The thing about those events are that theyr're all around the world. Even with 1,000 year life span, by virtue of being human you are
not going to experience all of that, but if you're lucky, just bits and pieces of it and only if you're in the right place at the right time. During that thousand years, most of the progress has been compressed in that past 500, with much of it
exploding in the past 100 years. There is no guarantee this pace will continue over another 1,000 years.

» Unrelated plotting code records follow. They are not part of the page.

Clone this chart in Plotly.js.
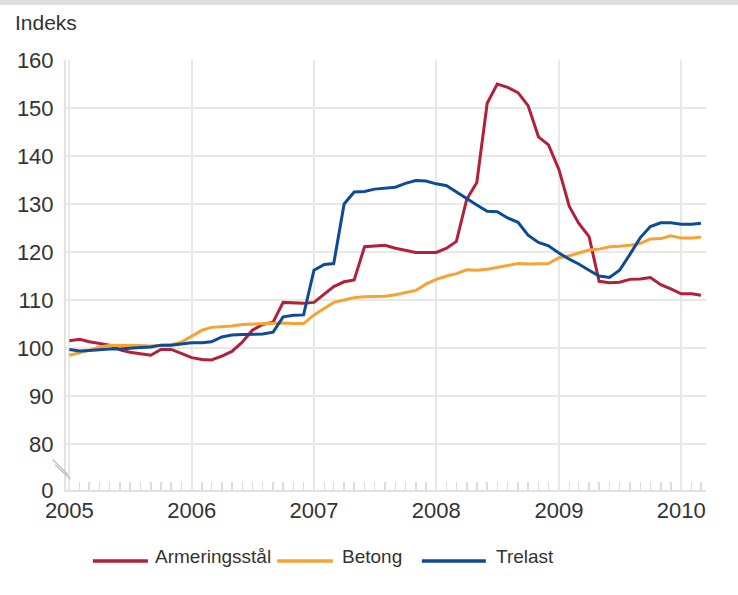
<!DOCTYPE html>
<html>
<head>
<meta charset="utf-8">
<script src="https://cdn.plot.ly/plotly-3.0.1.min.js"></script>
<style>html,body{margin:0;padding:0;background:#fff;}#chart{width:738px;height:595px;}</style>
</head>
<body>
<div id="chart"></div>
<script>
// Monthly index values, Jan 2005 – Mar 2010
var startYear = 2005;
var monthCount = 63;

var armeringsstal = [
  101.5, 101.8, 101.3, 100.9, 100.6, 99.6, 99.1, 98.8, 98.5, 99.7, 99.7, 98.9,
  98.0, 97.6, 97.5, 98.3, 99.3, 101.2, 103.7, 104.9, 105.4, 109.5, 109.4, 109.3,
  109.5, 111.2, 112.8, 113.8, 114.2, 121.1, 121.2, 121.4, 120.8, 120.4, 119.9, 119.9,
  119.9, 120.8, 122.2, 131.0, 134.5, 151.0, 155.0, 154.3, 153.2, 150.5, 144.0, 142.3,
  137.2, 129.5, 126.0, 123.2, 113.9, 113.6, 113.7, 114.3, 114.4, 114.7, 113.2, 112.3,
  111.3, 111.3, 111.0
];

var betong = [
  98.5, 99.0, 99.5, 100.2, 100.5, 100.6, 100.6, 100.5, 100.4, 100.6, 100.7, 101.2,
  102.5, 103.7, 104.3, 104.4, 104.6, 104.9, 105.0, 105.1, 105.2, 105.2, 105.1, 105.1,
  106.9, 108.2, 109.5, 110.0, 110.5, 110.7, 110.7, 110.8, 111.1, 111.5, 112.0, 113.3,
  114.3, 115.0, 115.5, 116.3, 116.2, 116.4, 116.8, 117.2, 117.6, 117.5, 117.5, 117.6,
  118.8, 119.2, 119.8, 120.4, 120.6, 121.1, 121.2, 121.4, 121.8, 122.7, 122.8, 123.4,
  122.9, 122.9, 123.1
];

var trelast = [
  99.7, 99.4, 99.5, 99.7, 99.8, 99.8, 100.0, 100.1, 100.2, 100.6, 100.6, 100.8,
  101.1, 101.1, 101.3, 102.3, 102.7, 102.8, 102.9, 102.9, 103.3, 106.5, 106.8, 106.9,
  116.2, 117.4, 117.6, 130.0, 132.5, 132.6, 133.1, 133.3, 133.5, 134.3, 134.9, 134.8,
  134.2, 133.8, 132.5, 131.0, 129.8, 128.5, 128.4, 127.1, 126.2, 123.5, 122.0, 121.3,
  119.8, 118.5, 117.5, 116.2, 115.0, 114.7, 116.2, 119.5, 123.0, 125.3, 126.1, 126.1,
  125.8, 125.8, 126.0
];

var seriesNames = ["Armeringsstål", "Betong", "Trelast"];
var seriesColors = ["#b3203b", "#f7a234", "#0d4b97"];

// y-axis tick labels (axis broken between 0 and 80)
var yBreakValue = 70.42;
var yTickVals = [yBreakValue, 80, 90, 100, 110, 120, 130, 140, 150, 160];
var yTickText = ["0", "80", "90", "100", "110", "120", "130", "140", "150", "160"];

var months = [];
for (var i = 0; i < monthCount; i++) {
  var y = startYear + Math.floor(i / 12);
  var m = (i % 12) + 1;
  months.push(y + "-" + (m < 10 ? "0" + m : m) + "-01");
}

var allValues = [armeringsstal, betong, trelast];
var traces = allValues.map(function (vals, k) {
  return {
    x: months,
    y: vals,
    type: "scatter",
    mode: "lines",
    name: seriesNames[k],
    line: { color: seriesColors[k], width: 3 },
    hoverinfo: "skip"
  };
});

var font = "'Liberation Sans', Arial, Helvetica, sans-serif";
var gridCol = "#e8e8e5";

// manual legend
var legendX = [[0.042, 0.128, 0.136], [0.330, 0.417, 0.428], [0.556, 0.656, 0.669]];
var legendY = -0.165;
var shapes = [
  { type: "rect", xref: "paper", yref: "paper", x0: -0.11, x1: 1.06, y0: 1.128, y1: 1.142,
    fillcolor: "#dddddd", line: { width: 0 } },
  { type: "line", xref: "paper", yref: "paper", x0: -0.021, x1: 0.003, y0: 0.071, y1: 0.036,
    line: { color: "#b9c5d2", width: 1.5 } },
  { type: "line", xref: "paper", yref: "paper", x0: -0.017, x1: 0.007, y0: 0.058, y1: 0.026,
    line: { color: "#b9c5d2", width: 1.5 } }
];
var annotations = [
  { text: "Indeks", xref: "paper", yref: "paper", x: -0.083, y: 1.088, xanchor: "left", yanchor: "middle",
    showarrow: false, font: { family: font, size: 21, color: "#333" } }
];
seriesNames.forEach(function (n, k) {
  shapes.push({ type: "line", xref: "paper", yref: "paper", x0: legendX[k][0], x1: legendX[k][1],
    y0: legendY, y1: legendY, line: { color: seriesColors[k], width: 3.5 } });
  annotations.push({ text: n, xref: "paper", yref: "paper", x: legendX[k][2], y: legendY + 0.011,
    xanchor: "left", yanchor: "middle", showarrow: false,
    font: { family: font, size: 19, color: "#333" } });
});

var layout = {
  width: 738,
  height: 595,
  margin: { l: 66, r: 32, t: 60, b: 105 },
  paper_bgcolor: "#ffffff",
  plot_bgcolor: "#ffffff",
  showlegend: false,
  hovermode: false,
  font: { family: font, color: "#333" },
  xaxis: {
    type: "date",
    range: ["2004-12-22", "2010-03-16"],
    tick0: "2005-01-01",
    dtick: "M12",
    tickformat: "%Y",
    ticks: "",
    showgrid: true,
    gridcolor: gridCol,
    gridwidth: 2,
    showline: true,
    linecolor: "#e2e2df",
    linewidth: 2,
    zeroline: false,
    tickfont: { family: font, size: 22, color: "#333" },
    minor: { tick0: "2005-01-01", dtick: "M1", ticks: "inside", ticklen: 8, tickwidth: 1.5,
      tickcolor: "#dddddb", showgrid: false },
    fixedrange: true
  },
  yaxis: {
    range: [yBreakValue, 160],
    tickmode: "array",
    tickvals: yTickVals,
    ticktext: yTickText,
    ticks: "",
    showgrid: true,
    gridcolor: gridCol,
    gridwidth: 2,
    showline: true,
    linecolor: "#e2e2df",
    linewidth: 2,
    zeroline: false,
    ticklabelstandoff: 6,
    tickfont: { family: font, size: 22, color: "#333" },
    fixedrange: true
  },
  shapes: shapes,
  annotations: annotations
};

Plotly.newPlot("chart", traces, layout, { displayModeBar: false, staticPlot: true });
</script>
</body>
</html>
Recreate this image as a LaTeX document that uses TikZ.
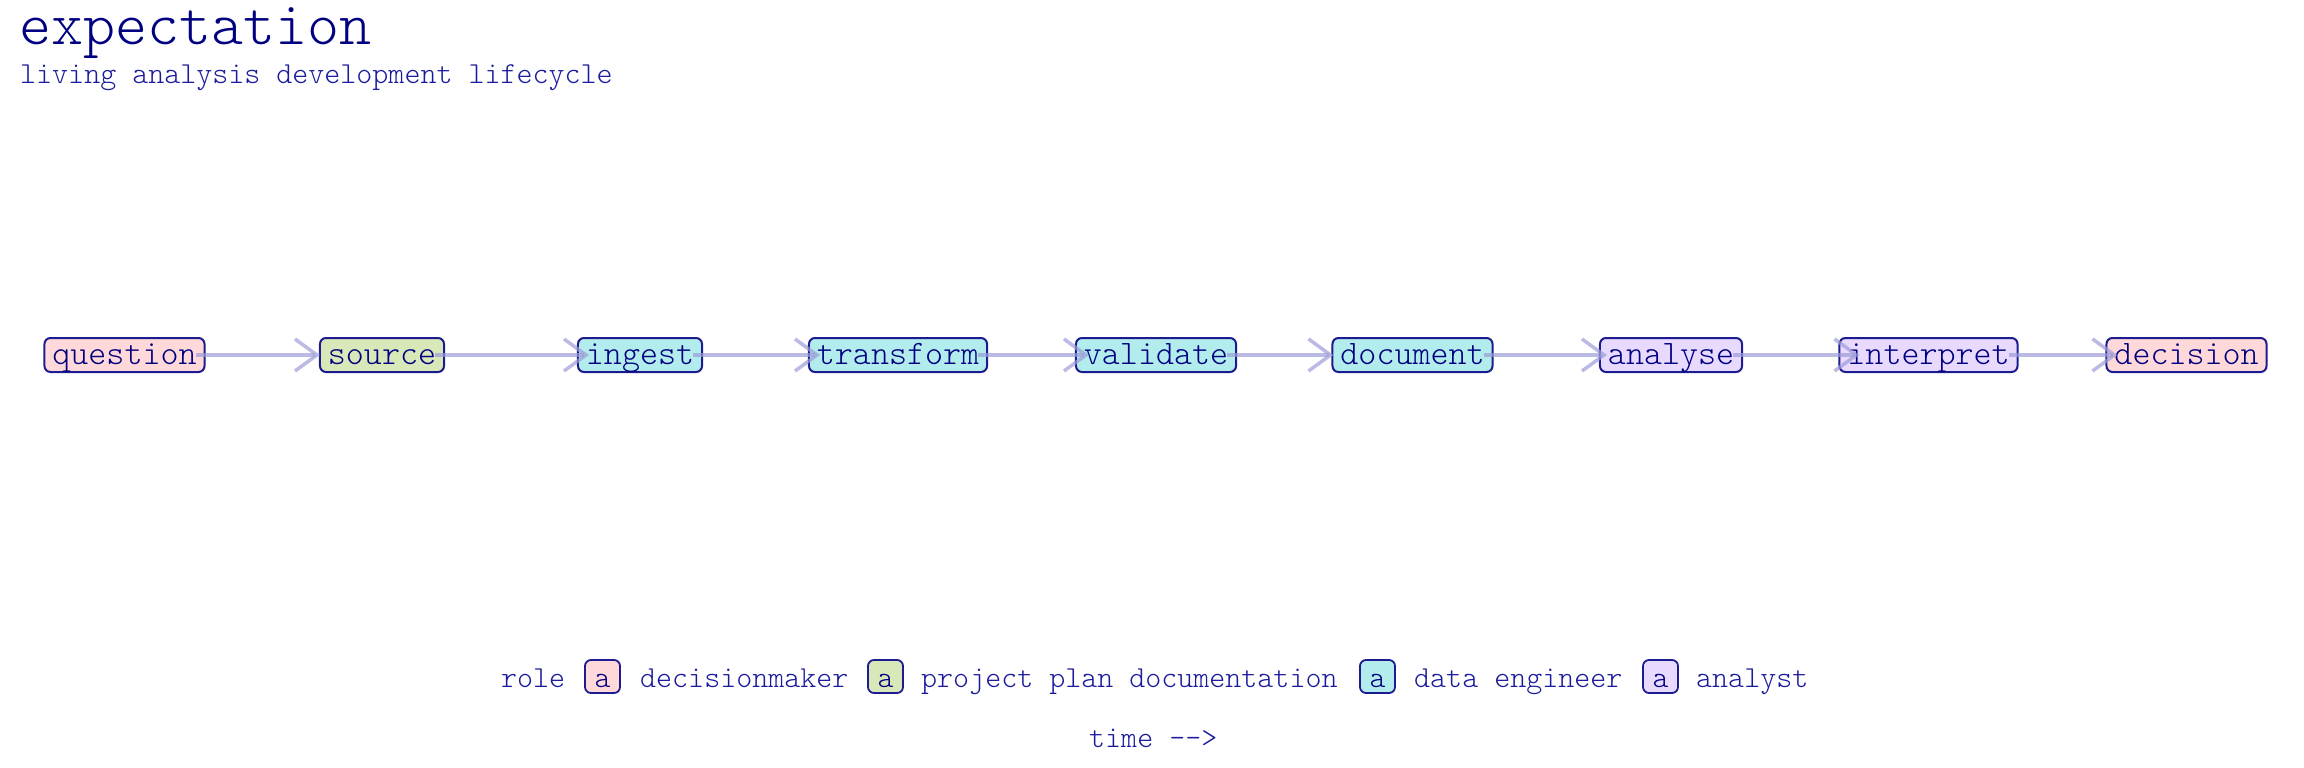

It is also possible that long life spans would cause progress to come to a grinding halt. I personally believe the Black Moon Clan's raison d'etre in the manga is 100% correct; removing death as an obstacle would stagnate
collective human progression severely since outside of those self-directed enough to achieve regardless of external circumstances, there would be no impetus to improve. (It's their horrid actions which render them irredeemable. Wanting to reintroduce a fear of mortality it no excuse for murder, terrorism, infiltration, and invasion.) So as a societal level, it might not be a good thing. That doesn't mean I don't want it for myself, though.
Since your spouse can also live for a thousand years, you can still have only one spouse if both of you choose to.
There're actually another big complication concerning this...your spouse might not have been born at the same time as you.
Imagine, for instance, that you are a Millennial, which means you'd have been at the peak romantically when Crystal Tokyo came about. So you're among the first "immortals."
Then the Gen Z/Zoomer crowd comes along. As a Millennial, you would normally see these people as your kids and the next generation...but all of a sudden, these are actually viable partners. While it may seem creepy at first, this really isn't too bad...out of 1,000 years a 20-40 year age gap isn't that bad.
But then eventually, you find yourself single for a 150 years and BAM! You meet a perfect partner. The problem? The partner was born about 100 years after the founding of Crystal Tokyo. (Let's assume the immortality begins at 20 so we don't have 30 year old babies and such). That's nice....except you can only spend 850 years together. It's not that bad of a deal...except some people could conceivably end up getting married or remarried several hundred years into their lifespans with people whose lifespans are significantly longer or shorter.
As I wrote in the other thread, the big romantic problem isn't going to be cheating or necessarily opening up relationships because there's a perverse incentive to
not fool around. No, the threat of death to relationships is now increased substantially, since you have people who could die in decades or less pairing with people who won't die for
centuries. That means having one spouse will only be reserved for people who are lucky enough to fall in love with people in their relative age group.